Harold Williams

Personal information
- Full name: Harold Williams
- Date of birth: 17 June 1924
- Place of birth: Briton Ferry, Wales
- Date of death: 12 September 2014 (aged 90)
- Place of death: Leeds, England

International career
- Years: Team / Apps / (Gls)
- Wales / 4

= Harold Williams (footballer) =

Welsh footballer

Harold Williams (17 June 1924 – 12 September 2014) was a Welsh international footballer who attained 4 caps for Wales. A nippy winger, he impressed the Leeds manager when he performed as part of the Newport County side that knocked Leeds out of the 1949 FA Cup. At the end of the season he became a Leeds player for what was quite a high fee at the time (£12,000). Able to switch wings at will, he was a creative and talented player who created many goals for John Charles as well as scoring a few himself. A broken leg in November 1952 kept him out of the side for 9 months, but he had lost nothing on his return. He left Leeds for a brief spell back at Newport making his total appearances 85 for Newport in the two spells, scoring 17 goals. He returned to Bradford Park Avenue where he lasted less than a season before retiring.

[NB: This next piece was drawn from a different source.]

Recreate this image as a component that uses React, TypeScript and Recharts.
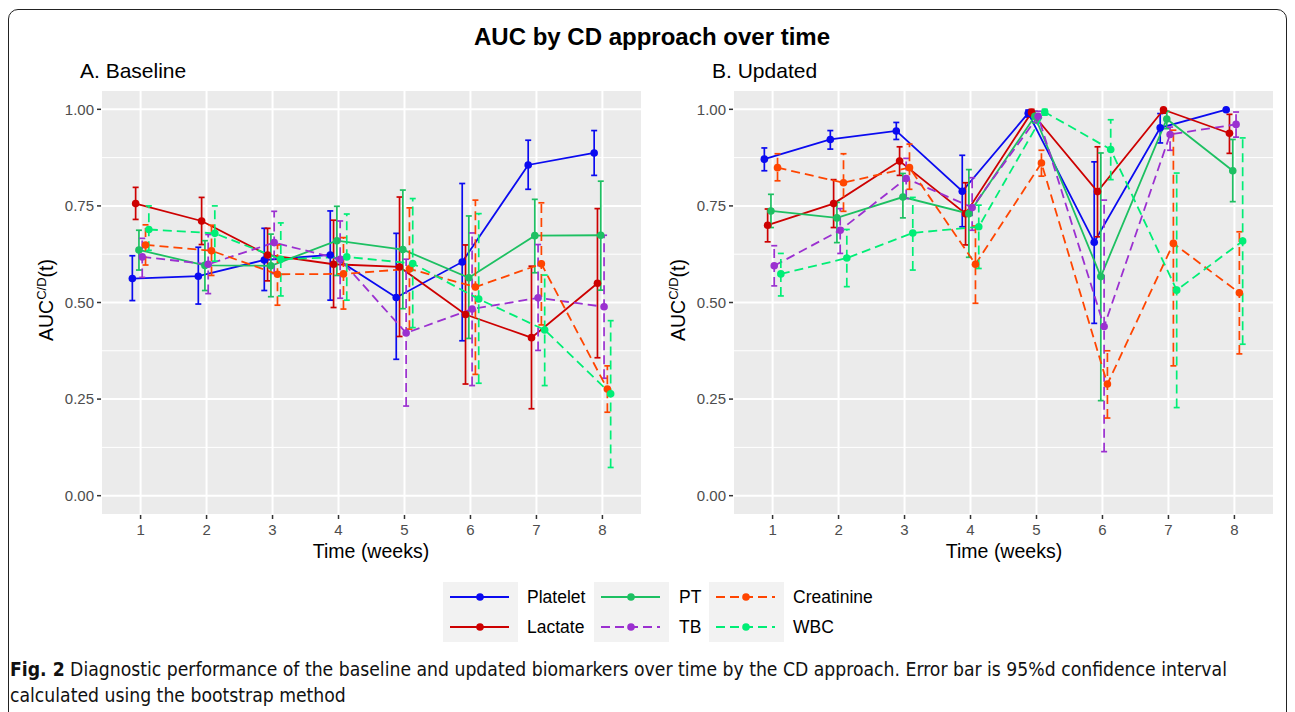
import React from 'react';
import { ComposedChart, Line, XAxis, YAxis, CartesianGrid, ErrorBar } from 'recharts';

const WEEKS = [1, 2, 3, 4, 5, 6, 7, 8];
const Y_TICKS = [0, 0.25, 0.5, 0.75, 1];
const Y_MINOR = [0.125, 0.375, 0.625, 0.875];
const SERIES = ['Platelet', 'Lactate', 'PT', 'TB', 'Creatinine', 'WBC'];

// A. Baseline
const BASE_PLATELET = [0.562, 0.568, 0.61, 0.623, 0.513, 0.605, 0.856, 0.887];
const BASE_PLATELET_LO = [0.505, 0.496, 0.531, 0.506, 0.353, 0.401, 0.793, 0.829];
const BASE_PLATELET_HI = [0.621, 0.643, 0.692, 0.737, 0.679, 0.808, 0.92, 0.945];
const BASE_LACTATE = [0.756, 0.711, 0.623, 0.599, 0.592, 0.469, 0.409, 0.55];
const BASE_LACTATE_LO = [0.715, 0.65, 0.556, 0.487, 0.412, 0.289, 0.225, 0.357];
const BASE_LACTATE_HI = [0.798, 0.772, 0.692, 0.713, 0.773, 0.649, 0.594, 0.743];
const BASE_PT = [0.636, 0.596, 0.595, 0.66, 0.637, 0.564, 0.673, 0.674];
const BASE_PT_LO = [0.584, 0.531, 0.515, 0.57, 0.484, 0.407, 0.577, 0.532];
const BASE_PT_HI = [0.687, 0.66, 0.677, 0.749, 0.791, 0.724, 0.767, 0.814];
const BASE_TB = [0.618, 0.599, 0.655, 0.612, 0.421, 0.483, 0.512, 0.489];
const BASE_TB_LO = [0.565, 0.523, 0.575, 0.511, 0.232, 0.285, 0.376, 0.304];
const BASE_TB_HI = [0.666, 0.676, 0.736, 0.711, 0.612, 0.68, 0.65, 0.674];
const BASE_CREAT = [0.649, 0.634, 0.573, 0.574, 0.587, 0.54, 0.6, 0.276];
const BASE_CREAT_LO = [0.597, 0.57, 0.493, 0.483, 0.431, 0.314, 0.442, 0.216];
const BASE_CREAT_HI = [0.701, 0.7, 0.649, 0.668, 0.745, 0.765, 0.758, 0.336];
const BASE_WBC = [0.689, 0.679, 0.612, 0.618, 0.601, 0.509, 0.429, 0.264];
const BASE_WBC_LO = [0.635, 0.607, 0.517, 0.506, 0.435, 0.291, 0.285, 0.073];
const BASE_WBC_HI = [0.75, 0.75, 0.706, 0.729, 0.769, 0.73, 0.571, 0.453];

// B. Updated
const UPD_PLATELET = [0.871, 0.922, 0.944, 0.788, 0.99, 0.656, 0.952, 0.999];
const UPD_PLATELET_LO = [0.841, 0.897, 0.922, 0.696, 0.98, 0.446, 0.913, 0.995];
const UPD_PLATELET_HI = [0.9, 0.945, 0.966, 0.881, 0.998, 0.864, 0.989, 1.0];
const UPD_LACTATE = [0.7, 0.756, 0.866, 0.73, 0.992, 0.787, 0.999, 0.938];
const UPD_LACTATE_LO = [0.657, 0.694, 0.829, 0.649, 0.982, 0.67, 0.99, 0.886];
const UPD_LACTATE_HI = [0.742, 0.818, 0.903, 0.81, 1.0, 0.903, 1.0, 0.987];
const UPD_PT = [0.737, 0.719, 0.773, 0.73, 0.982, 0.567, 0.975, 0.841];
const UPD_PT_LO = [0.694, 0.655, 0.719, 0.617, 0.965, 0.246, 0.95, 0.761];
const UPD_PT_HI = [0.78, 0.759, 0.834, 0.844, 0.995, 0.887, 0.995, 0.922];
const UPD_TB = [0.595, 0.687, 0.821, 0.746, 0.982, 0.438, 0.935, 0.961];
const UPD_TB_LO = [0.543, 0.627, 0.769, 0.687, 0.965, 0.114, 0.894, 0.928];
const UPD_TB_HI = [0.647, 0.743, 0.873, 0.823, 0.995, 0.765, 0.954, 0.993];
const UPD_CREAT = [0.849, 0.81, 0.849, 0.599, 0.861, 0.289, 0.653, 0.525];
const UPD_CREAT_LO = [0.815, 0.736, 0.793, 0.498, 0.827, 0.201, 0.336, 0.367];
const UPD_CREAT_HI = [0.885, 0.885, 0.91, 0.698, 0.894, 0.375, 0.946, 0.683];
const UPD_WBC = [0.574, 0.615, 0.68, 0.696, 0.993, 0.896, 0.532, 0.659];
const UPD_WBC_LO = [0.517, 0.541, 0.584, 0.588, 0.985, 0.818, 0.228, 0.392];
const UPD_WBC_HI = [0.627, 0.689, 0.772, 0.752, 1.0, 0.973, 0.835, 0.926];

const COLORS = ['#0A0AF0', '#CD0000', '#1DC062', '#9B30D0', '#FF4500', '#00EE76'];
const DASHED = [false, false, false, true, true, true];
const DODGE = 0.05; // position_dodge spacing between series

const FONT = "'Liberation Sans', Arial, Helvetica, sans-serif";

type Triple = [number[], number[], number[]];

const baseline: Triple[] = [
  [BASE_PLATELET, BASE_PLATELET_LO, BASE_PLATELET_HI],
  [BASE_LACTATE, BASE_LACTATE_LO, BASE_LACTATE_HI],
  [BASE_PT, BASE_PT_LO, BASE_PT_HI],
  [BASE_TB, BASE_TB_LO, BASE_TB_HI],
  [BASE_CREAT, BASE_CREAT_LO, BASE_CREAT_HI],
  [BASE_WBC, BASE_WBC_LO, BASE_WBC_HI],
];
const updated: Triple[] = [
  [UPD_PLATELET, UPD_PLATELET_LO, UPD_PLATELET_HI],
  [UPD_LACTATE, UPD_LACTATE_LO, UPD_LACTATE_HI],
  [UPD_PT, UPD_PT_LO, UPD_PT_HI],
  [UPD_TB, UPD_TB_LO, UPD_TB_HI],
  [UPD_CREAT, UPD_CREAT_LO, UPD_CREAT_HI],
  [UPD_WBC, UPD_WBC_LO, UPD_WBC_HI],
];

function toPoints([vals, lo, hi]: Triple, idx: number) {
  const off = (idx - 2.5) * DODGE;
  return WEEKS.map((w, i) => ({
    x: w + off,
    auc: vals[i],
    err: [vals[i] - lo[i], hi[i] - vals[i]],
  }));
}

const tickStyle = { fill: '#4D4D4D', fontSize: 15, fontFamily: FONT };

function Panel({ series, left }: { series: Triple[]; left: number }) {
  return (
    <div style={{ position: 'absolute', left, top: 0 }}>
      <ComposedChart width={660} height={570} margin={{ top: 90, right: 18, bottom: 15, left: 61 }}>
        <CartesianGrid
          fill="#EBEBEB"
          stroke="#FFFFFF"
          strokeWidth={1}
          vertical={false}
          horizontalValues={Y_MINOR}
        />
        <CartesianGrid stroke="#FFFFFF" strokeWidth={2} fillOpacity={0} />
        <XAxis
          dataKey="x"
          type="number"
          domain={[0.4, 8.6]}
          ticks={WEEKS}
          allowDuplicatedCategory={false}
          axisLine={false}
          tickLine={{ stroke: '#333333', strokeWidth: 1.5 }}
          tickSize={4}
          tickMargin={5}
          tick={tickStyle}
          height={40}
        />
        <YAxis
          type="number"
          domain={[-0.05, 1.05]}
          ticks={Y_TICKS}
          tickFormatter={(v: number) => v.toFixed(2)}
          axisLine={false}
          tickLine={{ stroke: '#333333', strokeWidth: 1.5 }}
          tickSize={4}
          tickMargin={3}
          tick={tickStyle}
          width={40}
        />
        {series.map((s, i) => (
          <Line
            key={SERIES[i]}
            data={toPoints(s, i)}
            dataKey="auc"
            name={SERIES[i]}
            stroke={COLORS[i]}
            strokeWidth={1.8}
            strokeDasharray={DASHED[i] ? '9 5' : undefined}
            dot={{ r: 3.8, fill: COLORS[i], stroke: 'none' }}
            activeDot={false}
            isAnimationActive={false}
          >
            <ErrorBar
              dataKey="err"
              direction="y"
              width={3}
              stroke={COLORS[i]}
              strokeWidth={1.7}
              strokeDasharray={DASHED[i] ? '9 5' : undefined}
              isAnimationActive={false}
            />
          </Line>
        ))}
      </ComposedChart>
    </div>
  );
}

function YLabel({ x }: { x: number }) {
  return (
    <div
      style={{
        position: 'absolute',
        left: x,
        top: 300,
        transform: 'translate(-50%, -50%) rotate(-90deg)',
        whiteSpace: 'nowrap',
        fontFamily: FONT,
        fontSize: 19.5,
        color: '#000',
      }}
    >
      AUC<sup style={{ fontSize: 13 }}>C/D</sup>(t)
    </div>
  );
}

function LegendKey({ color, dashed }: { color: string; dashed: boolean }) {
  return (
    <svg width={75} height={30} style={{ display: 'block' }}>
      <rect x={0} y={0} width={75} height={30} fill="#F2F2F2" />
      <line
        x1={7}
        x2={66}
        y1={15}
        y2={15}
        stroke={color}
        strokeWidth={1.8}
        strokeDasharray={dashed ? '9 5' : undefined}
      />
      <circle cx={37} cy={15} r={3.8} fill={color} />
    </svg>
  );
}

function Legend() {
  const cols = [
    { key: 443, label: 527, items: [0, 1] },
    { key: 594, label: 679, items: [2, 3] },
    { key: 709, label: 793, items: [4, 5] },
  ];
  return (
    <>
      {cols.map((c) =>
        c.items.map((idx, r) => (
          <React.Fragment key={SERIES[idx]}>
            <div style={{ position: 'absolute', left: c.key, top: 582 + r * 30 }}>
              <LegendKey color={COLORS[idx]} dashed={DASHED[idx]} />
            </div>
            <div
              style={{
                position: 'absolute',
                left: c.label,
                top: 582 + r * 30,
                height: 30,
                lineHeight: '30px',
                fontFamily: FONT,
                fontSize: 17.5,
                color: '#000',
              }}
            >
              {SERIES[idx]}
            </div>
          </React.Fragment>
        ))
      )}
    </>
  );
}

const textAbs = (left: number, top: number, size: number, extra: React.CSSProperties = {}): React.CSSProperties => ({
  position: 'absolute',
  left,
  top,
  fontFamily: FONT,
  fontSize: size,
  color: '#000',
  whiteSpace: 'nowrap',
  lineHeight: 1,
  ...extra,
});

export default function App() {
  return (
    <div
      style={{
        position: 'fixed',
        left: 0,
        top: 0,
        width: 1295,
        height: 712,
        overflow: 'hidden',
        background: '#FFFFFF',
      }}
    >
      <div
        style={{
          position: 'absolute',
          left: 8,
          top: 9,
          width: 1277,
          height: 740,
          border: '1.5px solid #222',
          borderRadius: 10,
        }}
      />
      <div style={textAbs(652, 25, 24, { fontWeight: 'bold', transform: 'translateX(-50%)' })}>
        AUC by CD approach over time
      </div>
      <div style={textAbs(80, 60, 21)}>A. Baseline</div>
      <div style={textAbs(712, 60, 21)}>B. Updated</div>

      <Panel series={baseline} left={0} />
      <Panel series={updated} left={632} />

      <YLabel x={46} />
      <YLabel x={678} />
      <div style={textAbs(371, 542, 19.5, { transform: 'translateX(-50%)' })}>Time (weeks)</div>
      <div style={textAbs(1004, 542, 19.5, { transform: 'translateX(-50%)' })}>Time (weeks)</div>

      <Legend />

      <div
        style={{
          position: 'absolute',
          left: 10,
          top: 657,
          width: 1270,
          fontFamily: "'DejaVu Sans Condensed', 'Liberation Sans Narrow', sans-serif",
          fontSize: 19.2,
          lineHeight: '26px',
          color: '#111',
        }}
      >
        <b>Fig. 2</b> Diagnostic performance of the baseline and updated biomarkers over time by the CD approach. Error bar is 95%d confidence interval
        <br />
        calculated using the bootstrap method
      </div>
    </div>
  );
}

He became the landlord of the railway Inn Beeston leeds until its demolishment he then became the landlord of The Griffin Hotel situated in the small quiet village of Gildersome near Morley after he retired from football, he ran the pub with his wife-and the pair earned much respect with their strictness.

At the time of his death in 2014, he was the oldest surviving Welsh international footballer.